I have a question about whether it’s possible to reduce the following simple case allocation to zero

a = rand(5)
b = rand(5)
c = rand(5)
d = rand(5)
N = rand(8)

@time acl = sum(a) * (N[1] - N[5]) + sum(b) * (N[2] - N[6]) + sum(c) * (N[3] - N[7]) + sum(d) * (N[4] - N[8])  #  in my computer, the allocation is 21 after compilation, which is unexpectedly high

Recommended profiling setup is something like

using BenchmarkTools

@btime acl = sum(a) * (N[1] - N[5]) + sum(b) * (N[2] - N[6]) + sum(c) * (N[3] - N[7]) + sum(d) * (N[4] - N[8]) setup=(
    a = rand(5);
    b = rand(5);
    c = rand(5);
    d = rand(5);
    N = rand(8);   
)

(you are measuring in global scope with non-consts: recipe for ‘disaster’).

So, you mean in reality the result from @time is not true or why it show so high outputs?

The results are true for what you are doing but not representative for what can be done with Julia.

Please see the first two sections in the Performance Tips.

1 Like

sum(rand(5)) is equivalent to sum(_ -> rand(), 1:5) so your code is equivalent to the following code which uses no arrays:

sumrand(n) = sum(_ -> rand(), 1:n)
acl = sumrand(5) * (rand() - rand()) + sumrand(5) * (rand() - rand()) + sumrand(5) * (rand() - rand()) + sumrand(5) * (rand() - rand()) 

which is allocation-free:

julia> using BenchmarkTools

julia> @btime acl = sumrand(5) * (rand() - rand()) + sumrand(5) * (rand() - rand()) + sumrand(5) * (rand() - rand()) + sumrand(5) * (rand() - rand());
  68.299 ns (0 allocations: 0 bytes)

You could even do

acl = sum(_ -> sumrand(5) * (rand() - rand()), 1:5)

This will show allocations, but only because it is in global scope; in a function it will be allocation-free a well:

julia> f(n, m) = sum(_ -> sumrand(m) * (rand() - rand()), 1:n)
f (generic function with 1 method)

julia> @btime f(5,5);
  102.041 ns (0 allocations: 0 bytes)

But maybe I misunderstood your question, and you are only asking about reducing the allocations in the acl = ... line.

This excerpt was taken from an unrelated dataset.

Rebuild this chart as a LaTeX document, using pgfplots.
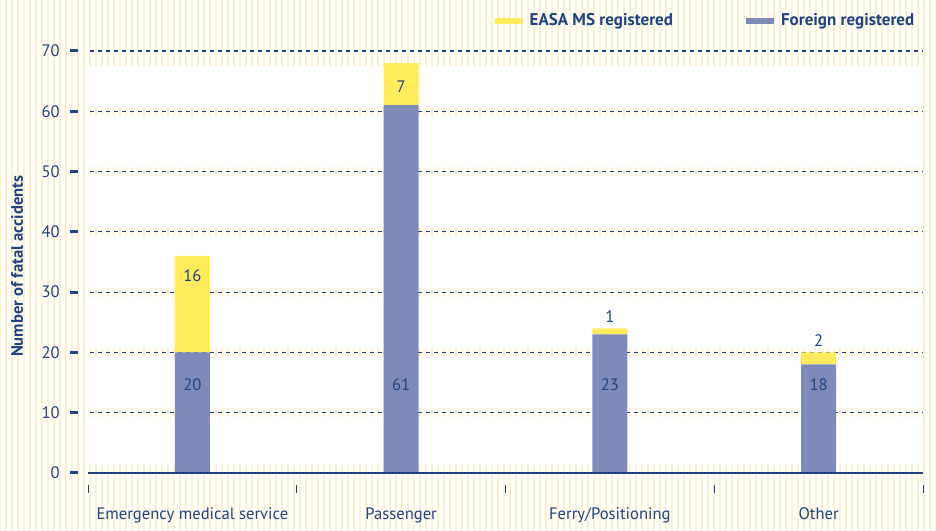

In that case, the problem is simply that you are benchmarking using global variables as noted above.

Thanks for your detailed explanation, so if I understand correct, it’s better to put all the formula within a function, right?

1 Like

Yes. Read the Performance Tips in the manual, especially the first two tips.

1 Like